E - Another Problem on Strings

倖福魔咒の 提交于 2020-02-29 14:13:15

A string is binary, if it consists only of characters “0” and “1”.

String v is a substring of string w if it has a non-zero length and can be read starting from some position in string w. For example, string “010” has six substrings: “0”, “1”, “0”, “01”, “10”, “010”. Two substrings are considered different if their positions of occurrence are different. So, if some string occurs multiple times, we should consider it the number of times it occurs.
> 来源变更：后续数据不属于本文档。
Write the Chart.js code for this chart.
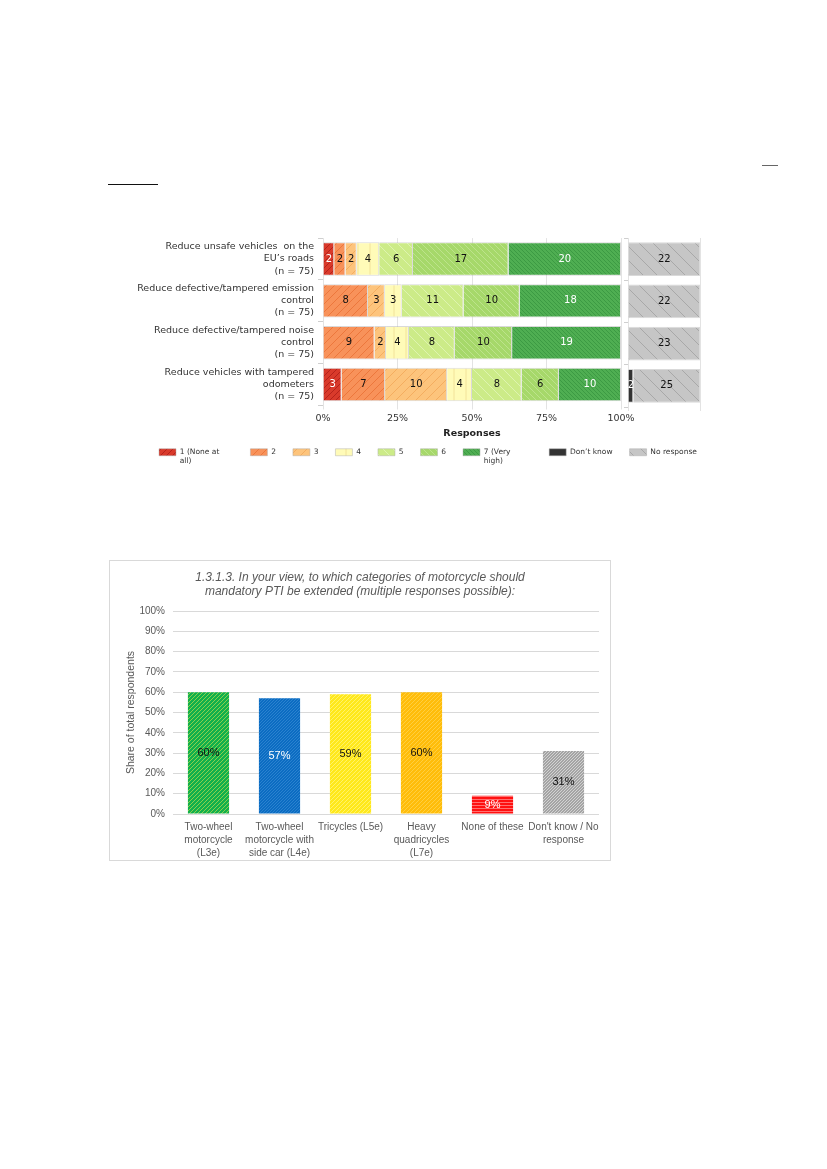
<!DOCTYPE html>
<html>
<head>
<meta charset="utf-8">
<script src="https://cdn.jsdelivr.net/npm/chart.js@4.4.1/dist/chart.umd.min.js"></script>
<style>
    body { margin: 0; background: #fff; }
    #page { position: relative; width: 827px; height: 1169px; overflow: hidden; background: #fff; }
    .box { position: absolute; }
</style>
</head>
<body>
<div id="page">
    <div class="box" style="left:762px;top:165px;width:16px;height:1px;background:#666"></div>
    <div class="box" style="left:108px;top:184px;width:50px;height:1px;background:#111"></div>
    <div class="box" style="left:100px;top:216px;width:656px;height:250px"><canvas id="impact"></canvas></div>
    <div class="box" style="left:624px;top:228px;width:86px;height:183px"><canvas id="impactNR"></canvas></div>
    <div class="box" style="left:110px;top:561px;width:500px;height:299px;box-shadow:0 0 0 1px #d9d9d9"><canvas id="pti"></canvas></div>
</div>
<script>
// ---- chart 1 : expected impact, counts per score ----
const impactRows = [
    ["Reduce unsafe vehicles  on the", "EU\u2019s roads", "(n = 75)"],
    ["Reduce defective/tampered emission", "control", "(n = 75)"],
    ["Reduce defective/tampered noise", "control", "(n = 75)"],
    ["Reduce vehicles with tampered", "odometers", "(n = 75)"]
];
const scoreNames = [["1 (None at", "all)"], "2", "3", "4", "5", "6", ["7 (Very", "high)"]];
const scoreCounts = [
    [2, 0, 0, 3],
    [2, 8, 9, 7],
    [2, 3, 2, 10],
    [4, 3, 4, 4],
    [6, 11, 8, 8],
    [17, 10, 10, 6],
    [20, 18, 19, 10]
];
const dontKnow = [0, 0, 0, 2];
const noResponse = [22, 22, 23, 25];
const pctTicks = [0, 25, 50, 75, 100];

// ---- chart 2 : PTI extension ----
const ptiTitle = ["1.3.1.3. In your view, to which categories of motorcycle should",
                  "mandatory PTI be extended (multiple responses possible):"];
const ptiCategories = [
    ["Two-wheel", "motorcycle", "(L3e)"],
    ["Two-wheel", "motorcycle with", "side car (L4e)"],
    "Tricycles (L5e)",
    ["Heavy", "quadricycles", "(L7e)"],
    "None of these",
    ["Don't know / No", "response"]
];
const ptiShares = [60, 57, 59, 60, 9, 31];

function hatch(bg, line, step, dir, width)
{
    let c = document.createElement("canvas");
    c.width = step; c.height = step;
    let g = c.getContext("2d");
    g.fillStyle = bg;
    g.fillRect(0, 0, step, step);
    if (dir) {
        g.strokeStyle = line;
        g.lineWidth = width || 1;
        g.beginPath();
        if (dir === "/") {
            g.moveTo(0, step); g.lineTo(step, 0);
            g.moveTo(-2, 2); g.lineTo(2, -2);
            g.moveTo(step - 2, step + 2); g.lineTo(step + 2, step - 2);
        } else if (dir === "\\") {
            g.moveTo(0, 0); g.lineTo(step, step);
            g.moveTo(step - 2, -2); g.lineTo(step + 2, 2);
            g.moveTo(-2, step - 2); g.lineTo(2, step + 2);
        } else if (dir === "|") {
            g.moveTo(step / 2, 0); g.lineTo(step / 2, step);
        } else if (dir === "-") {
            g.moveTo(0, step / 2); g.lineTo(step, step / 2);
        }
        g.stroke();
    }
    return g.createPattern(c, "repeat");
}

const valueLabels = {
    id: "valueLabels",
    afterDatasetsDraw(chart) {
        let ctx = chart.ctx;
        let horizontal = chart.options.indexAxis === "y";
        chart.data.datasets.forEach((ds, i) => {
            if (!ds.valueText) return;
            chart.getDatasetMeta(i).data.forEach((bar, j) => {
                let text = ds.valueText[j];
                if (text === null) return;
                let p = bar.getProps(["x", "y", "base"], true);
                let x = horizontal ? (p.x + p.base) / 2 : p.x;
                let y = horizontal ? p.y : (p.y + p.base) / 2;
                ctx.save();
                ctx.font = ds.valueFont;
                ctx.fillStyle = Array.isArray(ds.valueColor) ? ds.valueColor[j] : ds.valueColor;
                ctx.textAlign = "center";
                ctx.textBaseline = "middle";
                ctx.fillText(text, x, y);
                ctx.restore();
            });
        });
    }
};

const scoreFills = [
    hatch("#d93a2b", "#b5221b", 6, "/"),
    hatch("#f8925a", "#ec773c", 8, "/"),
    hatch("#fdc47c", "#f4ad60", 10, "/"),
    hatch("#fffbb8", "#f2e29a", 12, "|"),
    hatch("#cceb88", "#def3b0", 10, "\\"),
    hatch("#a6d86a", "#bde38c", 6, "\\"),
    hatch("#4fae52", "#3c9a43", 4, "\\")
];
const scoreTextColor = ["#fff", "#111", "#111", "#111", "#111", "#111", "#fff"];
const dkFill = "#333333";
const nrFill = hatch("#c6c6c6", "#a8a8a8", 14, "\\");

const font1 = "DejaVu Sans";
const rowTotals = impactRows.map((r, j) => scoreCounts.reduce((s, c) => s + c[j], 0));
const sideTotals = impactRows.map((r, j) => dontKnow[j] + noResponse[j]);

function countText(arr)
{
    return arr.map(v => v > 0 ? String(v) : null);
}

let impactSets = scoreCounts.map((counts, k) => ({
    label: scoreNames[k],
    data: counts.map((v, j) => v / rowTotals[j] * 100),
    backgroundColor: scoreFills[k],
    borderColor: "rgba(170,170,170,0.45)",
    borderWidth: 1,
    xAxisID: "x", yAxisID: "y",
    valueText: countText(counts),
    valueColor: scoreTextColor[k],
    valueFont: "10px '" + font1 + "'"
}));
impactSets.push({ label: "Don\u2019t know", data: impactRows.map(() => null), backgroundColor: dkFill,
                  borderColor: "rgba(170,170,170,0.45)", borderWidth: 1, xAxisID: "x", yAxisID: "y" });
impactSets.push({ label: "No response", data: impactRows.map(() => null), backgroundColor: nrFill,
                  borderColor: "rgba(170,170,170,0.45)", borderWidth: 1, xAxisID: "x", yAxisID: "y" });

new Chart(document.getElementById("impact"), {
    type: "bar",
    data: { labels: impactRows, datasets: impactSets },
    options: {
        indexAxis: "y",
        responsive: true,
        maintainAspectRatio: false,
        animation: false,
        layout: { padding: { top: 10, bottom: 0 } },
        datasets: { bar: { categoryPercentage: 0.8, barPercentage: 1 } },
        scales: {
            x: {
                stacked: true, min: 0, max: 100,
                afterBuildTicks: s => { s.ticks = pctTicks.map(v => ({ value: v })); },
                ticks: { callback: v => v + "%", font: { family: font1, size: 9.5 }, color: "#333", padding: 3 },
                grid: { color: "#e3e3e3", tickLength: 4 },
                border: { display: false },
                title: { display: true, text: "Responses", color: "#222",
                         font: { family: font1, size: 9.5, weight: "bold" }, padding: { top: 3, bottom: -8 } },
                afterFit: s => { s.height = 26; }
            },
            y: {
                stacked: true,
                ticks: { font: { family: font1, size: 9.5, lineHeight: 1.27 }, color: "#333", padding: 4 },
                grid: { drawOnChartArea: false, tickLength: 5, color: "#cfcfcf" },
                border: { display: false },
                afterFit: s => { s.width = 223; }
            },
            pad: {
                type: "linear", position: "right", display: true,
                ticks: { display: false }, grid: { display: false }, border: { display: false },
                afterFit: s => { s.width = 135; }
            }
        },
        plugins: {
            legend: {
                position: "bottom",
                labels: { boxWidth: 17, boxHeight: 7, padding: 17, color: "#333",
                          font: { family: font1, size: 7.5 } }
            },
            tooltip: { enabled: false }
        }
    },
    plugins: [valueLabels]
});

new Chart(document.getElementById("impactNR"), {
    type: "bar",
    data: {
        labels: impactRows,
        datasets: [
            { label: "Don\u2019t know", data: dontKnow.map((v, j) => v / sideTotals[j] * 100),
              backgroundColor: dkFill, borderColor: "rgba(170,170,170,0.45)", borderWidth: 1,
              valueText: countText(dontKnow), valueColor: "#fff", valueFont: "10px '" + font1 + "'" },
            { label: "No response", data: noResponse.map((v, j) => v / sideTotals[j] * 100),
              backgroundColor: nrFill, borderColor: "rgba(170,170,170,0.45)", borderWidth: 1,
              valueText: countText(noResponse), valueColor: "#111", valueFont: "10px '" + font1 + "'" }
        ]
    },
    options: {
        indexAxis: "y",
        responsive: true,
        maintainAspectRatio: false,
        animation: false,
        layout: { padding: { top: 10, right: 10 } },
        datasets: { bar: { categoryPercentage: 0.8, barPercentage: 1 } },
        scales: {
            x: {
                stacked: true, min: 0, max: 100,
                afterBuildTicks: s => { s.ticks = [{ value: 0 }, { value: 100 }]; },
                ticks: { display: false },
                grid: { color: "#e3e3e3", tickLength: 4 },
                border: { display: false },
                afterFit: s => { s.height = 4; }
            },
            y: {
                stacked: true,
                ticks: { display: false },
                grid: { drawOnChartArea: false, tickLength: 4, color: "#cfcfcf" },
                border: { display: false },
                afterFit: s => { s.width = 4; }
            }
        },
        plugins: { legend: { display: false }, tooltip: { enabled: false } }
    },
    plugins: [valueLabels]
});

// ---- chart 2 ----
const font2 = "Liberation Sans";
const ptiFills = [
    hatch("#12b04c", "#8ccf4c", 4, "/"),
    hatch("#0b6cc2", "#2a82cf", 3, "/"),
    hatch("#ffe81c", "#fff36a", 4, "/"),
    hatch("#ffbd0a", "#ffcf40", 4, "/"),
    hatch("#ff1010", "#ff7070", 3, "-"),
    hatch("#a4a4a4", "#d2d2d2", 3, "/")
];

new Chart(document.getElementById("pti"), {
    type: "bar",
    data: {
        labels: ptiCategories,
        datasets: [{
            data: ptiShares,
            backgroundColor: ptiFills,
            borderWidth: 0,
            valueText: ptiShares.map(v => v + "%"),
            valueColor: ["#111", "#fff", "#111", "#111", "#fff", "#111"],
            valueFont: "11px '" + font2 + "'"
        }]
    },
    options: {
        responsive: true,
        maintainAspectRatio: false,
        animation: false,
        layout: { padding: { left: 11, right: 11, top: 0, bottom: 0 } },
        datasets: { bar: { categoryPercentage: 1, barPercentage: 0.58 } },
        scales: {
            x: {
                grid: { display: false, drawTicks: false },
                border: { display: false },
                ticks: { font: { family: font2, size: 10, lineHeight: 1.3 }, color: "#595959",
                         maxRotation: 0, autoSkip: false, padding: 7 },
                afterFit: s => { s.height = 46; }
            },
            y: {
                min: 0, max: 100,
                ticks: { stepSize: 10, callback: v => v + "%", font: { family: font2, size: 10 },
                         color: "#595959", padding: 8 },
                grid: { color: "#d9d9d9", drawTicks: false },
                border: { display: false },
                title: { display: true, text: "Share of total respondents", color: "#595959",
                         font: { family: font2, size: 10.5 }, padding: { top: 4, bottom: 0 } },
                afterFit: s => { s.width = 52; }
            }
        },
        plugins: {
            legend: { display: false },
            tooltip: { enabled: false },
            title: {
                display: true, text: ptiTitle, color: "#595959",
                font: { family: font2, size: 12, style: "italic", weight: "normal", lineHeight: 1.17 },
                padding: { top: 10, bottom: 12 }
            }
        }
    },
    plugins: [valueLabels]
});
</script>
</body>
</html>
You are given a binary string s. Your task is to find the number of its substrings, containing exactly k characters “1”.

Input
The first line contains the single integer k (0 ≤ k ≤ 106). The second line contains a non-empty binary string s. The length of s does not exceed 106 characters.

Output
Print the single number — the number of substrings of the given string, containing exactly k characters “1”.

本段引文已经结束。